Or maybe he used something that’s only visible in ultraviolet light.”

  “If so, we’re out of luck,” I say.

  He holds the paper up to his face. “I don’t see anything.”

  “It could be heat sensitive,” Gadya says. “The travelers used to do that kind of thing to send secret messages, and David was tight with them. The travelers would use langsat juice and write on leaves. It was invisible, but when it got heated, it would turn brown and you could read the letters.”

  “We don’t have matches or a cigarette lighter,” Liam points out.

  “Mikal does,” I say. I walk over to his body, followed by Liam and Gadya. I don’t even want to touch Mikal. He’s lying facedown, unconscious. I can see the outline of the lighter in his back pocket. I quickly reach in and extract it, and toss the lighter to Liam.

  He catches it, flicks it, and then begins running it a few inches under the paper—so it heats the page up. Gadya and I help hold the paper flat and tight so it doesn’t catch fire.

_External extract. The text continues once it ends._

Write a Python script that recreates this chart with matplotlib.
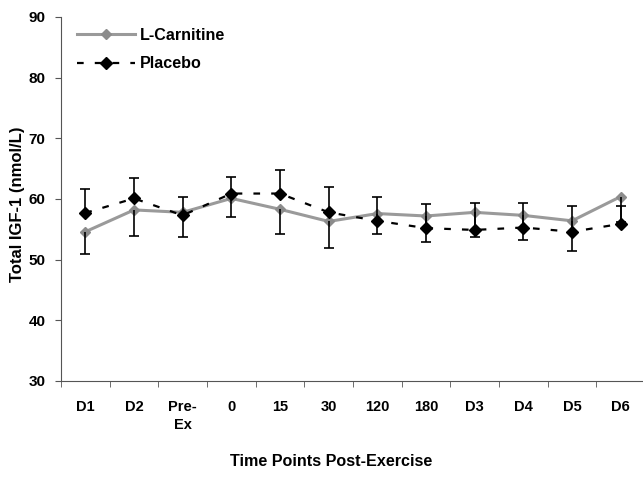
import numpy as np
import matplotlib
matplotlib.use("Agg")
import matplotlib.pyplot as plt

plt.rcParams['font.family'] = ['Liberation Sans', 'DejaVu Sans']
plt.rcParams['font.weight'] = 'bold'

categories = ['D1', 'D2', 'Pre-\nEx', '0', '15', '30', '120', '180', 'D3', 'D4', 'D5', 'D6']

# L-Carnitine means and (downward) error
lc_mean = [54.6, 58.2, 57.8, 60.1, 58.3, 56.3, 57.6, 57.2, 57.8, 57.3, 56.4, 60.4]
lc_err = [3.7, 4.3, 4.1, 3.0, 4.0, 4.4, 3.4, 4.25, 4.0, 4.1, 4.9, 4.2]

# Placebo means and (upward) error
pl_mean = [57.7, 60.1, 57.3, 60.9, 60.9, 57.8, 56.4, 55.2, 54.9, 55.3, 54.6, 55.9]
pl_err = [3.9, 3.3, 3.1, 2.8, 3.9, 4.1, 3.9, 3.9, 4.5, 4.1, 4.2, 2.9]

x = np.arange(len(categories))
lc_mean = np.array(lc_mean)
pl_mean = np.array(pl_mean)
lc_err = np.array(lc_err)
pl_err = np.array(pl_err)

fig = plt.figure(figsize=(6.43, 4.79), dpi=100)
ax = fig.add_axes([61 / 643, 1 - 381 / 479, 584 / 643, 364 / 479])

ax.plot(x, lc_mean, color='#9a9a9a', lw=2.2, marker='D', ms=5.5,
        mfc='#8c8c8c', mec='#8c8c8c', label='L-Carnitine', zorder=2)
ax.plot(x, pl_mean, color='black', lw=1.6, ls=(0, (3, 5)), marker='D', ms=6,
        mfc='black', mec='black', label='Placebo', zorder=3)

# error bars: L-Carnitine down, Placebo up
zeros = np.zeros(len(x))
ax.errorbar(x, lc_mean, yerr=[lc_err, zeros], fmt='none', ecolor='black',
            elinewidth=1.2, capsize=0, zorder=4)
ax.errorbar(x, pl_mean, yerr=[zeros, pl_err], fmt='none', ecolor='black',
            elinewidth=1.2, capsize=0, zorder=4)
ax.plot(x, lc_mean - lc_err, ls='none', marker='_', ms=7.5, mew=1.2, color='black', zorder=4)
ax.plot(x, pl_mean + pl_err, ls='none', marker='_', ms=7.5, mew=1.2, color='black', zorder=4)

ax.set_xlim(-0.5, len(x) - 0.5)
ax.set_ylim(30, 90)
ax.set_yticks(np.arange(30, 91, 10))

ax.set_xticks(x)
ax.set_xticklabels(categories, fontsize=10.5, fontweight='bold', linespacing=1.3)
ax.set_xticks(np.arange(-0.5, len(x), 1), minor=True)
ax.tick_params(axis='x', which='major', length=0, pad=14)
ax.tick_params(axis='x', which='minor', length=4, direction='out', color='#555555')
ax.tick_params(axis='y', length=4, direction='out', pad=7, labelsize=11, color='#555555')
for lab in ax.get_yticklabels():
    lab.set_fontweight('bold')

for side in ['top', 'right']:
    ax.spines[side].set_visible(False)
ax.spines['left'].set_color('#555555')
ax.spines['bottom'].set_color('#555555')

leg = ax.legend(loc='upper left', bbox_to_anchor=(16 / 584, (381 - 28) / 364),
                frameon=False, borderaxespad=0, borderpad=0,
                numpoints=1, handlelength=3.6, handletextpad=0.3,
                labelspacing=0.82, prop={'weight': 'bold', 'size': 11.6})

fig.text(18 / 643, 1 - 204 / 479, 'Total IGF-1 (nmol/L)', rotation=90,
         ha='center', va='center', fontsize=12, fontweight='bold')
fig.text(331 / 643, 1 - 462 / 479, 'Time Points Post-Exercise',
         ha='center', va='center', fontsize=11.6, fontweight='bold')

fig.savefig('out.png', dpi=100)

  We all stare at it. I’m startled to see very faint brown letters beginning to emerge on the page.

  “Look at that,” Gadya murmurs.

  We all crane in closer.

  “It’s an address,” I say, as the words start appearing. “And then some.”

  Liam reads the note out loud: “Get to Dr. Carl Urbancic, 700 Woodbourne Trail, New Dayton, New Ohio.”

  Gadya holds up the key. “So it’s a house key?”

  “Maybe,” I say. “Or perhaps it opens something inside the house.” I pause. “How are we going to get from here to New Ohio by four p.m. tomorrow? It seems impossible. We’re going to have to figure out a plan and then hurry.”

  “Have you ever been to New Ohio? Have you ever heard of Dr. Urbancic?” Gadya asks me and Liam.

  I shake my head. “I’ve never even heard of New Dayton.”

  “There’s a large military base there,” Liam says. “I remember reading about it when we were stuck at Southern Arc. The base at New Dayton is a UNA stronghold.”

  “Great. And we’re supposed to burst in there and do what exactly?” Gadya asks.

  “Locate the device that detonates the weapon,” I say. “Who knows what else. Maybe David will meet us at the location on the paper.”